If you’re a SCIFI.radio fan, you probably already know that 1940’s adventure radio serial The Adventures of Superman plays every day right here on our station – but starting today is a special story called Clan of the Fiery Cross. It’s a sixteen episode story that has a surprising origin.
The Second World War happened in the middle of the production run of The Adventures of Superman. The stories in this wildly popular radio serial served as a source of inspiration for our men and women in battle, and helped to remind us of the good in all of us. But after the war, Superman had an important role to play in defeating an actual, real world menace!

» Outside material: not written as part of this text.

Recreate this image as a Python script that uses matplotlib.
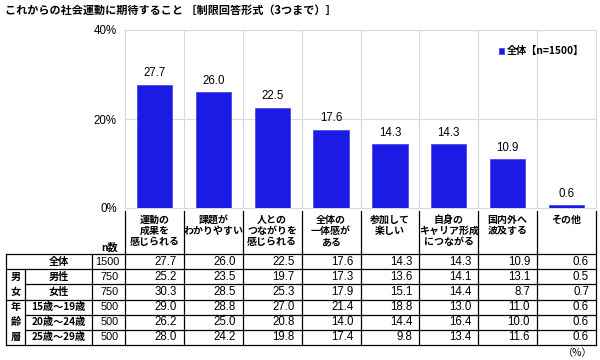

In the years following World War II, the Ku Klux Klan experienced a huge resurgence. Its membership and political influence were skyrocketing, and their racist agenda combined with their growing power were beginning to threaten the very fabric of American civilization. A young writer and activist named Stetson Kennedy went undercover to get the goods on the group. He almost sounds like a superhero himself, doesn’t he? With a name like Stetson Kennedy, you’d expect some heroics – and he delivered. He worked his way into the confidences of the KKK, and learned the organization’s deepest secrets. When he went to the authorities, though, they weren’t interested. The Klan had ties to police and the government, and had become so powerful and intimidating that police didn’t want to go anywhere near the situation. Determined to take the wind out of the KKK’s sails, Kennedy went to the writers of the Adventures of Superman radio serial.
With the war over and the Nazis no longer a threat, the producers needed a new threat for Superman to face. The KKK fit the bill perfectly. In Clan of the Fiery Cross, the writers of the radio serial pitted the Man of Steel against the men in white hoods. As the story line unfolded, the shows exposed many of the KKK’s most guarded secrets. From code words to rituals, the mystique of the Klan had been completely stripped away. It was the equivalent of one of those dreams where you’re in school, but you’ve forgotten your pants. Within two weeks their recruitment had dropped to zero, and their membership started dwindling. The power of the KKK in North America was broken, and we had Superman to thank for it.
With the new rise of the Ku Klux Klan, these stories seem important again. Superman in the radio serials stood for truth, justice, and decency in the most basic sense: decency to other human beings. This is our planet. There isn’t any room for hate groups, like ISIL or Westboro Baptist Church, or the Ku Klux Klan. We don’t need to be Superman to take on these threats to the very fabric of our society, but a little inspiration always helps.
Tune in every day to listen as this historical radio serial unfolds. It’s on every day at 6 p.m. PST, and 10:00 GMT.
It’s a fascinating look at our own history, and a reminder that every one of us can stand tall against the forces of hate and injustice, and win.